The principles on which the Ghanaian local, federal or European associations functioned were based on political tenets from home. The unions had no religious, ethnic or other sectarian affiliations, just as the Constitution of Ghana forbids national political formations to do.

The close co-operation with Ghanaian embassies had limits which the diplomatic representatives respected. Embassy officials were no union members. At delegates’ conferences, invited officials gladly answered questions on behalf of the government, but had no voting rights. Pan-African involvement of the Ghanaian unions and Ghanaian students were a matter of principle. Ghanaians were very active members of the African Students Union, which also started in the 1960s.

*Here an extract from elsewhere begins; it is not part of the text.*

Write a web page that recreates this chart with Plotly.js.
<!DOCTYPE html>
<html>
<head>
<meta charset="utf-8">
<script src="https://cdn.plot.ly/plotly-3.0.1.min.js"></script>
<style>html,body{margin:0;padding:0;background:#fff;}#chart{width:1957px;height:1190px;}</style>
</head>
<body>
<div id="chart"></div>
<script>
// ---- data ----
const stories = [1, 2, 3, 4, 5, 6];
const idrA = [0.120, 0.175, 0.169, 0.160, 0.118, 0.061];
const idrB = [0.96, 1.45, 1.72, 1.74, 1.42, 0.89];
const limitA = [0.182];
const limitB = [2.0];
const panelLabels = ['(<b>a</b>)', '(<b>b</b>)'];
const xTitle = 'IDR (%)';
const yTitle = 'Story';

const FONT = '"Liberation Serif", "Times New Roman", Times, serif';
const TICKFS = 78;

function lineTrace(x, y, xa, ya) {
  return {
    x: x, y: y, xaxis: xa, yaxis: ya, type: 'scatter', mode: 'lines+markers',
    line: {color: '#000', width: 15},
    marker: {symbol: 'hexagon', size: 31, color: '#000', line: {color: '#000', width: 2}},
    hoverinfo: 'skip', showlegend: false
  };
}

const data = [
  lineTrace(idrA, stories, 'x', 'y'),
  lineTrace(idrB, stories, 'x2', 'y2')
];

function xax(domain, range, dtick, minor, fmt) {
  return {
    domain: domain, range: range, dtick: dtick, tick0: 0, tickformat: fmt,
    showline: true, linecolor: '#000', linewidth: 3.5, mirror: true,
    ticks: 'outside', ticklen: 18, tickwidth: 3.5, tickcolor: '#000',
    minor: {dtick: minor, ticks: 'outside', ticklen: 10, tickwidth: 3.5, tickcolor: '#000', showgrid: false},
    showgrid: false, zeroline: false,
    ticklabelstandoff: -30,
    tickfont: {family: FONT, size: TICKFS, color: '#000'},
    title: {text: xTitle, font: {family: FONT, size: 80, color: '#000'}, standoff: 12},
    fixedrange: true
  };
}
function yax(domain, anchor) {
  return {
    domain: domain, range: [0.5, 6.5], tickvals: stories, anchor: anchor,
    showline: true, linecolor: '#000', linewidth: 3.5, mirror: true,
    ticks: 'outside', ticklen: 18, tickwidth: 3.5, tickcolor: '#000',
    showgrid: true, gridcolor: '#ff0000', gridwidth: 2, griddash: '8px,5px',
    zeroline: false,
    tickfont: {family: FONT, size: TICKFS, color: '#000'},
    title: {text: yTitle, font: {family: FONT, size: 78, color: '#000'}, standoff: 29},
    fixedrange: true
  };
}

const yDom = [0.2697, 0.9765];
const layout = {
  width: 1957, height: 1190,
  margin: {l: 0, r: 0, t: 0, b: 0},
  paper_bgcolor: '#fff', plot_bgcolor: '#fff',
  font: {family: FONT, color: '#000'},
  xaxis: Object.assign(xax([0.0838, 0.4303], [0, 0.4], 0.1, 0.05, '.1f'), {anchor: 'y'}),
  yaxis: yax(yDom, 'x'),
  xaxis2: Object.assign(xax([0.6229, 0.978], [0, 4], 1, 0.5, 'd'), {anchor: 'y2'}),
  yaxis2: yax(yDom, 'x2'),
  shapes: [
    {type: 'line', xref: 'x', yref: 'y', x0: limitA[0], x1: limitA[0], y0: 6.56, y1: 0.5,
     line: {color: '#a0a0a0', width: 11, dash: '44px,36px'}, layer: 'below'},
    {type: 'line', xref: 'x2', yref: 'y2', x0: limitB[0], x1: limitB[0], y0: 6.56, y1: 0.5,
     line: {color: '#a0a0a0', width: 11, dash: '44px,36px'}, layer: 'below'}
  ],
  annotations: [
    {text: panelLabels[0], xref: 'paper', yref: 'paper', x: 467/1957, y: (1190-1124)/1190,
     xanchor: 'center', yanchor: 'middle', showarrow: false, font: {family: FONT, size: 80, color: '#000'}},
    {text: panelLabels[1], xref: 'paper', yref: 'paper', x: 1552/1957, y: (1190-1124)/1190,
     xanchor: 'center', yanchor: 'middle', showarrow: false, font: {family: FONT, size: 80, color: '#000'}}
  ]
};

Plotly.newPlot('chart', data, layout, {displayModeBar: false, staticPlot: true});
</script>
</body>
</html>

Ghanaian ethnic organisations started springing up in the late 1980s when the student unions were disintegrating, partly because some Ghanaians started playing partisan politics with the unions. It became more and more difficult to formulate communiqués based on Ghanaian common interest. Moreover, the local unions could no longer cater properly for the increasing number of Ghanaian arrivals, mainly asylum-seekers.

Attempts to harness all Ghanaians in the individual localities under new and functioning organisations, for instance by appropriately removing “student” from the names of the Ghana unions or associations in areas with lesser numbers of or no students, did not go far in solving the problem. New local unions encompassing all Ghanaians emerged to replace the student unions, but the German-wide networking of the previous era failed to function.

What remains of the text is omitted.